Researchers found that the isolated population of 350 disease-free American plains bison are direct descendants of 20 bison relocated to the area in the 1940s from Yellowstone National Park.
The joint study was conducted by scientists from Utah State and Texas A&M universities. The results of the work were published in the Wednesday issue of “PLOS ONE,” a peer-reviewed open access scientific journal.
“When I say ‘pure’ I mean bison that have not been contaminated with cattle genes,” said professor Johan du Toit of Utah State University’s Department of Wildland Resources. “Most of the bison that are around today, particularly those on private land, are hybrids.”
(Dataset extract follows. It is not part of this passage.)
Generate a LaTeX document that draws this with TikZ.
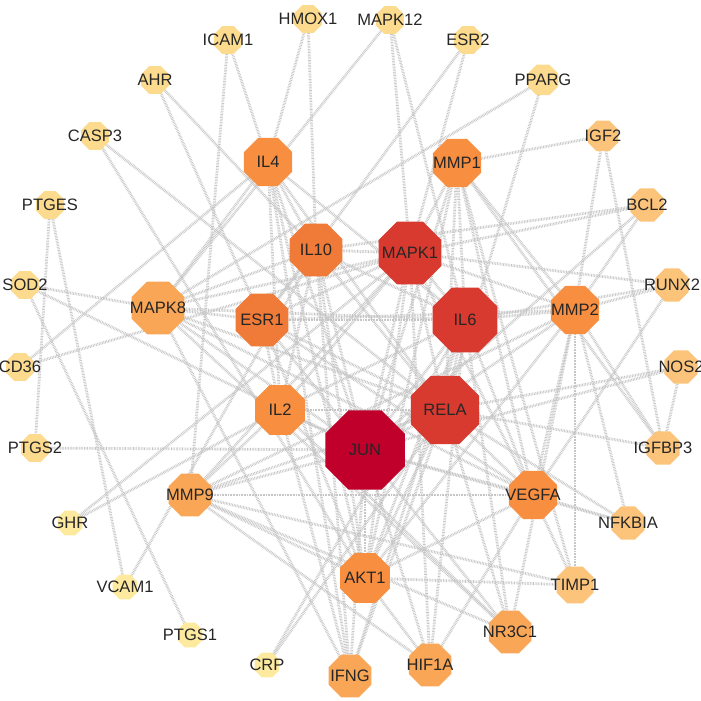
\documentclass[tikz,border=0pt]{standalone}
\usepackage{fontspec}
\setmainfont{Liberation Sans}
\usetikzlibrary{shapes.geometric,backgrounds}
\definecolor{deg-1}{HTML}{C0002A}
\definecolor{deg-2}{HTML}{D83A30}
\definecolor{deg-3}{HTML}{F07A38}
\definecolor{deg-4}{HTML}{F78E40}
\definecolor{deg-5}{HTML}{F9A656}
\definecolor{deg-6}{HTML}{FCC47A}
\definecolor{deg-7}{HTML}{FDDB8E}
\definecolor{deg-8}{HTML}{FEEA9F}
\tikzset{
  gene/.style={regular polygon, regular polygon sides=8,
    inner sep=0pt, label={[font=\fontsize{4.7}{5}\selectfont, text=black!85]center:#1}},
  link/.style={draw=gray!45, line width=0.8pt, dash pattern=on 0.2pt off 0.25pt}
}
\begin{document}
\begin{tikzpicture}[x=0.01cm, y=-0.01cm]
		\useasboundingbox (0,0) rectangle (700,701);
		% Draw the hub genes
		\node (JUN) [gene=JUN, fill=deg-1, minimum size=0.86cm] at (365,450) {};
		\node (RELA) [gene=RELA, fill=deg-2, minimum size=0.74cm] at (445,410) {};
		\node (IL6) [gene=IL6, fill=deg-2, minimum size=0.70cm] at (465,320) {};
		\node (MAPK1) [gene=MAPK1, fill=deg-2, minimum size=0.68cm] at (410,253) {};
		\node (IL10) [gene=IL10, fill=deg-3, minimum size=0.57cm] at (316,250) {};
		\node (ESR1) [gene=ESR1, fill=deg-3, minimum size=0.57cm] at (262,320) {};
		
		% Draw the second ring
		\node (IL4) [gene=IL4, fill=deg-4, minimum size=0.52cm] at (268,162) {};
		\node (MMP1) [gene=MMP1, fill=deg-4, minimum size=0.52cm] at (457,163) {};
		\node (MMP2) [gene=MMP2, fill=deg-4, minimum size=0.52cm] at (575,310) {};
		\node (IL2) [gene=IL2, fill=deg-4, minimum size=0.54cm] at (280,410) {};
		\node (VEGFA) [gene=VEGFA, fill=deg-4, minimum size=0.52cm] at (533,495) {};
		\node (AKT1) [gene=AKT1, fill=deg-4, minimum size=0.54cm] at (365,578) {};
		\node (MAPK8) [gene=MAPK8, fill=deg-5, minimum size=0.57cm] at (158,308) {};
		\node (MMP9) [gene=MMP9, fill=deg-5, minimum size=0.46cm] at (190,495) {};
		\node (NR3C1) [gene=NR3C1, fill=deg-5, minimum size=0.46cm] at (510,632) {};
		\node (HIF1A) [gene=HIF1A, fill=deg-5, minimum size=0.46cm] at (430,665) {};
		\node (IFNG) [gene=IFNG, fill=deg-5, minimum size=0.46cm] at (350,676) {};
		
		% Draw the outer ring
		\node (TIMP1) [gene=TIMP1, fill=deg-6, minimum size=0.40cm] at (575,585) {};
		\node (NFKBIA) [gene=NFKBIA, fill=deg-6, minimum size=0.36cm] at (628,523) {};
		\node (IGFBP3) [gene=IGFBP3, fill=deg-6, minimum size=0.36cm] at (663,448) {};
		\node (NOS2) [gene=NOS2, fill=deg-6, minimum size=0.36cm] at (681,367) {};
		\node (RUNX2) [gene=RUNX2, fill=deg-6, minimum size=0.36cm] at (672,285) {};
		\node (BCL2) [gene=BCL2, fill=deg-6, minimum size=0.36cm] at (647,205) {};
		\node (IGF2) [gene=IGF2, fill=deg-6, minimum size=0.33cm] at (603,136) {};
		\node (PPARG) [gene=PPARG, fill=deg-7, minimum size=0.33cm] at (543,80) {};
		\node (ESR2) [gene=ESR2, fill=deg-7, minimum size=0.30cm] at (468,40) {};
		\node (MAPK12) [gene=MAPK12, fill=deg-7, minimum size=0.30cm] at (390,20) {};
		\node (HMOX1) [gene=HMOX1, fill=deg-7, minimum size=0.30cm] at (308,19) {};
		\node (ICAM1) [gene=ICAM1, fill=deg-7, minimum size=0.30cm] at (228,40) {};
		\node (AHR) [gene=AHR, fill=deg-7, minimum size=0.30cm] at (155,80) {};
		\node (CASP3) [gene=CASP3, fill=deg-7, minimum size=0.30cm] at (95,136) {};
		\node (PTGES) [gene=PTGES, fill=deg-7, minimum size=0.30cm] at (50,205) {};
		\node (SOD2) [gene=SOD2, fill=deg-7, minimum size=0.30cm] at (25,285) {};
		\node (CD36) [gene=CD36, fill=deg-7, minimum size=0.30cm] at (20,367) {};
		\node (PTGS2) [gene=PTGS2, fill=deg-7, minimum size=0.30cm] at (35,448) {};
		\node (GHR) [gene=GHR, fill=deg-8, minimum size=0.27cm] at (70,523) {};
		\node (VCAM1) [gene=VCAM1, fill=deg-8, minimum size=0.27cm] at (125,587) {};
		\node (PTGS1) [gene=PTGS1, fill=deg-8, minimum size=0.27cm] at (190,635) {};
		\node (CRP) [gene=CRP, fill=deg-8, minimum size=0.27cm] at (267,665) {};
		
		% Connect the genes
		\begin{pgfonlayer}{background}
		\foreach \a/\b in {HMOX1/IL4, HMOX1/IL10, ICAM1/IL4, ICAM1/MMP9, AHR/ESR1, AHR/IL10,
			CASP3/RELA, CASP3/AKT1, PTGES/PTGS2, PTGES/VCAM1, SOD2/MAPK8, SOD2/JUN, SOD2/PTGS1,
			CD36/MAPK1, CD36/IL4, MAPK12/MAPK1, MAPK12/IL6, MAPK12/MAPK8, ESR2/MAPK1, ESR2/ESR1,
			PPARG/MAPK8, PPARG/RELA, IGF2/MMP1, IGF2/MMP2, IGF2/IGFBP3, BCL2/MAPK1, BCL2/MMP2,
			BCL2/JUN, BCL2/IL10, RUNX2/MAPK1, RUNX2/MMP2, RUNX2/VEGFA, RUNX2/IL6, NOS2/RELA,
			NOS2/JUN, NOS2/IGFBP3, IGFBP3/MMP2, IGFBP3/RELA, IGFBP3/MMP1, NFKBIA/RELA,
			NFKBIA/VEGFA, NFKBIA/MMP2, NFKBIA/JUN, TIMP1/MMP1, TIMP1/MMP2, TIMP1/VEGFA,
			TIMP1/MMP9, TIMP1/AKT1, NR3C1/JUN, NR3C1/RELA, NR3C1/IL6, NR3C1/MMP2, NR3C1/MAPK8,
			NR3C1/IL2, HIF1A/AKT1, HIF1A/JUN, HIF1A/VEGFA, HIF1A/IL6, HIF1A/MAPK1, HIF1A/MMP9,
			IFNG/IL4, IFNG/IL10, IFNG/IL2, IFNG/JUN, IFNG/RELA, IFNG/IL6, IFNG/MAPK8, CRP/IL6,
			CRP/RELA, VCAM1/IL10, GHR/MAPK1, GHR/IL2, PTGS2/JUN, MMP9/JUN, MMP9/RELA, MMP9/VEGFA,
			MMP9/IL2, MMP9/MAPK1, MMP9/NR3C1, JUN/RELA, JUN/IL6, JUN/MAPK1, JUN/IL10, JUN/ESR1,
			JUN/IL4, JUN/IL2, JUN/AKT1, JUN/MAPK8, JUN/VEGFA, JUN/MMP1, JUN/MMP2, RELA/IL6,
			RELA/MAPK1, RELA/IL10, RELA/ESR1, RELA/IL2, RELA/AKT1, RELA/MAPK8, RELA/VEGFA,
			RELA/IL4, RELA/MMP1, IL6/MAPK1, IL6/IL10, IL6/IL4, IL6/MMP2, IL6/VEGFA, IL6/AKT1,
			IL6/ESR1, IL6/MAPK8, IL6/IL2, IL6/MMP1, MAPK1/MAPK8, MAPK1/ESR1, MAPK1/IL2,
			MAPK1/MMP1, MAPK1/MMP2, MAPK1/AKT1, MAPK1/VEGFA, MAPK1/IL10, IL10/IL4, IL10/IL2,
			IL10/ESR1, IL10/MAPK8, IL10/AKT1, ESR1/MAPK8, ESR1/AKT1, ESR1/IL2, ESR1/VEGFA,
			ESR1/MMP2, IL4/IL2, IL4/AKT1, IL4/MAPK8, AKT1/VEGFA, AKT1/MMP9, AKT1/MMP1, AKT1/MMP2,
			VEGFA/MMP2, VEGFA/MMP1, VEGFA/MAPK8, MMP1/MMP2, MMP2/MMP9}
			\draw[link] (\a.center) -- (\b.center);
		\end{pgfonlayer}
		\end{tikzpicture}
\end{document}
“We’ve got a very, very special case in that the Henry Mountains bison is actually in fact the only population of bison in existence which is now both genetically pure and is free of the disease brucellosis and is free-ranging on public land co-mingling with cattle and is legally hunted,” du Toit said. “So, we have this very unique population which is one of a kind. It’s a large credit to the Utah Division of Wildlife Resources, the Bureau of Land Management, and the local Henry Mountains Grazing Association. Over the years, they worked together to conserve this resource.”
The herd’s size is managed through hunting, which started in 1950 and has been held almost annually since 1960. In that time, the coveted once-in-a-lifetime hunts have removed more than 1,600 bison from the herd.